Plot the value, reward, and TD error over time for a given experiment and state.

Parameters:

  • e (dict): Experiment data containing value estimates, reward, etc.
  • st (int): The state within the experiment trials to consider.
  • dt (float): The time step for the x-axis. (NOTE: Not same usage as in other functions, above)
  • fname (list, optional): The filename to save the animation. Default is ["none"].
  • diversify (list, optional): The diversification parameters. Default is ["none"].
  • trials (list, optional): List of diversification parameters. Defaults to ['none'].

Returns: animation: The animation object showing the plots of value, reward, and TD error over time.

step

Converts a continuous time value to a discrete time step.

Args: t (float): The continuous time value.

Returns: int: The corresponding discrete time step.

gen_state

Generates a state based on the given probabilities.

Parameters: ps (numpy.ndarray): An array of probabilities.

Returns: int: The generated state.

t_unc

Return a random time step (given uncertainty).

Parameters:

  • step (int): The step for which to calculate the time uncertainty.

Returns:

  • int: Random time step (within bounds of "uncertainty").

task_probs

Returns the probability distribution of different states for a given task.

Parameters: tsk (str): The task for which the probability distribution is required.

Returns: list: The probability distribution of states for the given task.

params

Return list of parameter values for all value predictors from inputted bound, list, or float.

Args: bound: The bound for generating parameters.

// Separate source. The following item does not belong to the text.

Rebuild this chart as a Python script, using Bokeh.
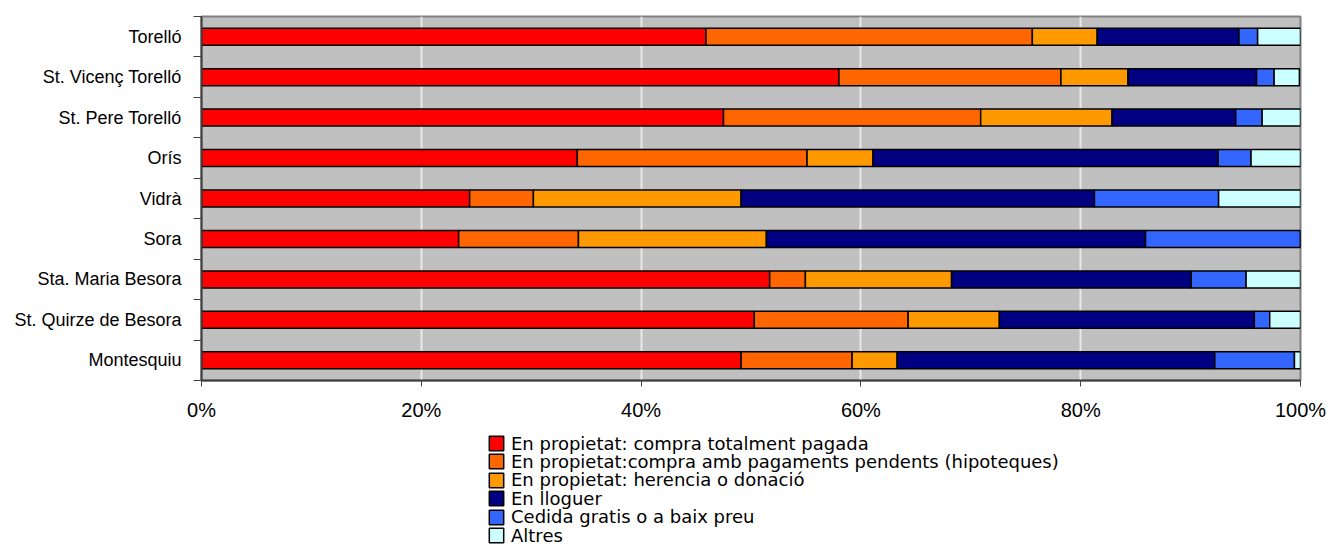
from bokeh.plotting import figure
from bokeh.models import ColumnDataSource, FixedTicker, Legend
from bokeh.layouts import column
from bokeh.embed import file_html
from bokeh.resources import INLINE

municipis = ["Torelló", "St. Vicenç Torelló", "St. Pere Torelló", "Orís", "Vidrà",
             "Sora", "Sta. Maria Besora", "St. Quirze de Besora", "Montesquiu"]
compra_pagada = [45.9, 58.0, 47.5, 34.2, 24.4, 23.4, 51.7, 50.3, 49.1]
compra_hipoteca = [29.7, 20.2, 23.4, 20.9, 5.8, 10.9, 3.25, 14.0, 10.1]
herencia = [5.9, 6.1, 11.95, 6.0, 18.9, 17.1, 13.3, 8.3, 4.1]
lloguer = [12.9, 11.7, 11.26, 31.4, 32.15, 34.5, 21.8, 23.2, 28.9]
cedida = [1.7, 1.6, 2.4, 3.0, 11.3, 14.1, 5.0, 1.4, 7.25]
altres = [3.9, 2.3, 3.5, 4.5, 7.5, 0.0, 5.0, 2.8, 0.7]
series_labels = ["En propietat: compra totalment pagada",
                 "En propietat:compra amb pagaments pendents (hipoteques)",
                 "En propietat: herencia o donació",
                 "En lloguer",
                 "Cedida gratis o a baix preu",
                 "Altres"]
colors = ["#FF0000", "#FF6600", "#FF9900", "#000080", "#3366FF", "#CCFFFF"]
x_ticks = [0, 20, 40, 60, 80, 100]

n = len(municipis)
ypos = [n - 1 - i for i in range(n)]
keys = ["s0", "s1", "s2", "s3", "s4", "s5"]
data = {"y": ypos}
for k, vals in zip(keys, [compra_pagada, compra_hipoteca, herencia, lloguer, cedida, altres]):
    data[k] = vals
source = ColumnDataSource(data)

# ---- main chart ----
p = figure(width=1329, height=428, x_range=(0, 100), y_range=(-0.5, n - 0.5),
           output_backend="svg", toolbar_location=None,
           min_border_left=201, min_border_top=16, min_border_right=29, min_border_bottom=48)
p.background_fill_color = "#C0C0C0"
p.border_fill_color = "white"
p.outline_line_color = "#808080"
p.outline_line_width = 2

p.hbar_stack(keys, y="y", height=0.42, source=source, fill_color=colors,
             line_color="black", line_width=1.5)

p.xaxis.ticker = FixedTicker(ticks=x_ticks)
p.xaxis.major_label_overrides = {t: f"{t}%" for t in x_ticks}
p.xaxis.major_label_text_font = "Liberation Sans"
p.xaxis.major_label_text_font_size = "20px"
p.xaxis.major_label_text_color = "black"
p.xaxis.major_tick_out = 6
p.xaxis.major_tick_in = 0
p.xaxis.major_label_standoff = 12
p.xaxis.minor_tick_line_color = None
p.xaxis.axis_line_color = "#404040"
p.xaxis.axis_line_width = 2
p.xaxis.major_tick_line_color = "#404040"

bounds = [i - 0.5 for i in range(n + 1)]
p.yaxis.ticker = FixedTicker(ticks=ypos, minor_ticks=bounds)
p.yaxis.major_label_overrides = {y: m for y, m in zip(ypos, municipis)}
p.yaxis.major_label_text_font = "Liberation Sans"
p.yaxis.major_label_text_font_size = "18px"
p.yaxis.major_label_text_color = "black"
p.yaxis.major_tick_line_color = None
p.yaxis.major_tick_out = 0
p.yaxis.major_tick_in = 0
p.yaxis.minor_tick_out = 8
p.yaxis.minor_tick_in = 0
p.yaxis.minor_tick_line_color = "#404040"
p.yaxis.major_label_standoff = 12
p.yaxis.axis_line_color = "#404040"
p.yaxis.axis_line_width = 2

p.xgrid.ticker = FixedTicker(ticks=x_ticks)
p.xgrid.grid_line_color = "#E8E8E8"
p.xgrid.grid_line_width = 2
p.ygrid.grid_line_color = None

# ---- legend panel (same series, renderers hidden, only their legend entries shown) ----
pl = figure(width=1329, height=118, x_range=(0, 100), y_range=(-0.5, n - 0.5),
            output_backend="svg", toolbar_location=None,
            x_axis_location=None, y_axis_location=None,
            min_border_left=201, min_border_right=29, min_border_top=0, min_border_bottom=0)
pl.outline_line_color = None
pl.grid.visible = False
leg_renderers = pl.hbar_stack(keys, y="y", height=0.42, source=source, fill_color=colors,
                              line_color="black", line_width=1.5)
for r in leg_renderers:
    r.visible = False

row_step = 18.4
for i, (lab, r) in enumerate(zip(series_labels, leg_renderers)):
    lg = Legend(items=[(lab, [r])], location=(286, 91 - row_step * i))
    lg.label_text_font = "DejaVu Sans"
    lg.label_text_font_size = "18px"
    lg.label_text_color = "black"
    lg.label_height = 24
    lg.glyph_height = 18
    lg.glyph_width = 18
    lg.label_standoff = 6
    lg.spacing = 0
    lg.padding = 0
    lg.margin = 0
    lg.border_line_color = None
    lg.background_fill_alpha = 0
    lg.inactive_fill_alpha = 0
    pl.add_layout(lg, "center")

open("out.html", "w").write(file_html(column(p, pl, spacing=0), INLINE))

It can be a tuple (for random values within that bound), list (discrete), or float (all predictors have the same value).

Returns: torch.Tensor or float: Tensor or float of parameter values. bool: True if the generated parameters are a tensor, False otherwise.

ret_apos

Calculate the positive learning rate (for alpha parameter generation).

Parameters: sc (float): Scaling factor aneg (float): Pessimistic learning rate.

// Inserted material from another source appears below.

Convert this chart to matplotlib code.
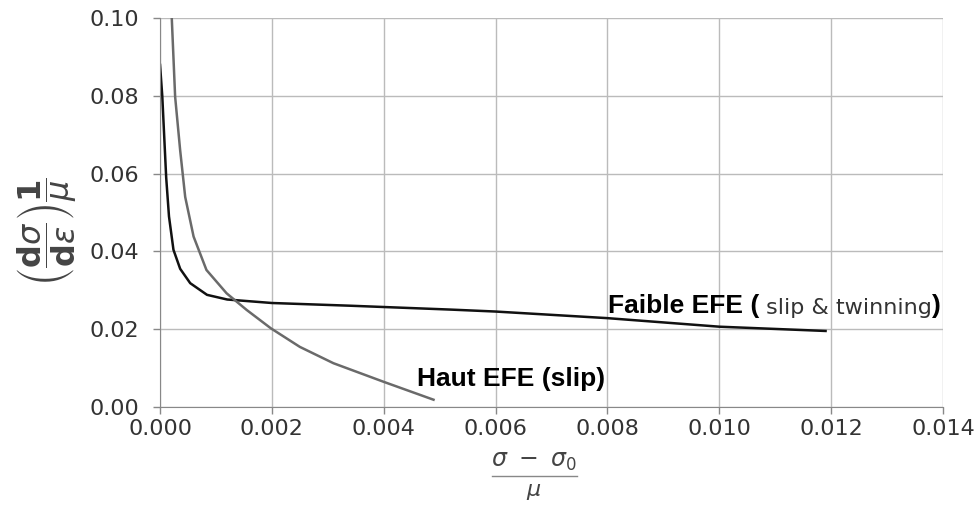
import matplotlib.pyplot as plt
from matplotlib.lines import Line2D

# values
faible_x = [0, 0.00004, 0.00008, 0.00011, 0.00016, 0.00024, 0.00036, 0.00054,
            0.00084, 0.0012, 0.002, 0.0034, 0.0052, 0.006, 0.008, 0.010, 0.0119]
faible_y = [0.088, 0.080, 0.068, 0.059, 0.049, 0.0404, 0.0355, 0.0318,
            0.0288, 0.0276, 0.0267, 0.0260, 0.0250, 0.0245, 0.0228, 0.0206, 0.0195]

haut_x = [0.00021, 0.00027, 0.00036, 0.00045, 0.0006, 0.00083, 0.00119,
          0.00155, 0.00198, 0.0025, 0.0031, 0.004, 0.00489]
haut_y = [0.100, 0.0798, 0.066, 0.054, 0.0438, 0.0352, 0.0292,
          0.0249, 0.0202, 0.0154, 0.0112, 0.0064, 0.0018]

xticks = [0.000, 0.002, 0.004, 0.006, 0.008, 0.010, 0.012, 0.014]
yticks = [0.00, 0.02, 0.04, 0.06, 0.08, 0.10]

W, H = 977, 508
fig = plt.figure(figsize=(9.77, 5.08), dpi=100)
ax = fig.add_axes([0.1638, 0.1994, 0.8014, 0.7646])

ax.plot(faible_x, faible_y, color='#111111', lw=1.8)
ax.plot(haut_x, haut_y, color='#6a6a6a', lw=1.8)

ax.set_xlim(0, 0.014)
ax.set_ylim(0, 0.10)
ax.set_xticks(xticks)
ax.set_yticks(yticks)
ax.set_xticklabels(['%.3f' % v for v in xticks])
ax.set_yticklabels(['%.2f' % v for v in yticks])
ax.tick_params(labelsize=16, colors='#888888', labelcolor='#333333',
               length=5, width=1)
ax.tick_params(axis='y', pad=10)
ax.tick_params(axis='x', pad=4)
ax.grid(True, color='#bbbbbb', lw=1)
for s in ['top', 'right']:
    ax.spines[s].set_visible(False)
for s in ['left', 'bottom']:
    ax.spines[s].set_color('#888888')

# annotations: bold parts and the regular inner text
t1 = ax.text(0.00801, 0.02405, 'Faible EFE (', family='Liberation Sans',
             weight='bold', fontsize=19, va='baseline', ha='left')
t2 = ax.annotate(' slip & twinning', xy=(1, 0), xycoords=t1, va='bottom',
                 ha='left', fontsize=16, color='#333333')
ax.annotate(')', xy=(1, 0), xycoords=t2, va='bottom', ha='left',
            family='Liberation Sans', weight='bold', fontsize=19)
ax.text(0.00459, 0.00533, 'Haut EFE (slip)', family='Liberation Sans',
        weight='bold', fontsize=19, va='baseline', ha='left')

# x label drawn as a fraction: numerator, bar, denominator
fig.text(534 / W, 1 - 461 / H, r'$\sigma\ -\ \sigma_0$',
         fontsize=17, color='#444444', ha='center', va='center')
fig.add_artist(Line2D([492 / W, 577 / W], [1 - 476 / H, 1 - 476 / H],
                      color='#888888', lw=1))
fig.text(534 / W, 1 - 492 / H, r'$\mu$',
         fontsize=16, color='#444444', ha='center', va='center')

fig.text(47 / W, 1 - 232 / H,
         r'$\left(\dfrac{\mathbf{d}\sigma}{\mathbf{d}\varepsilon}\right)\dfrac{\mathbf{1}}{\mu}$',
         fontsize=23, color='#444444', ha='center', va='center', rotation=90)

fig.savefig('out.png', dpi=100)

Returns: float: Optimistic learning rate.

compare_floats

Compare two floating-point numbers with a given error tolerance.

Args: float1 (float): The first floating-point number. float2 (float): The second floating-point number. error (float): The maximum allowable difference between the two numbers.

Returns: bool: True if the absolute difference between the two numbers is less than or equal to the error, False otherwise.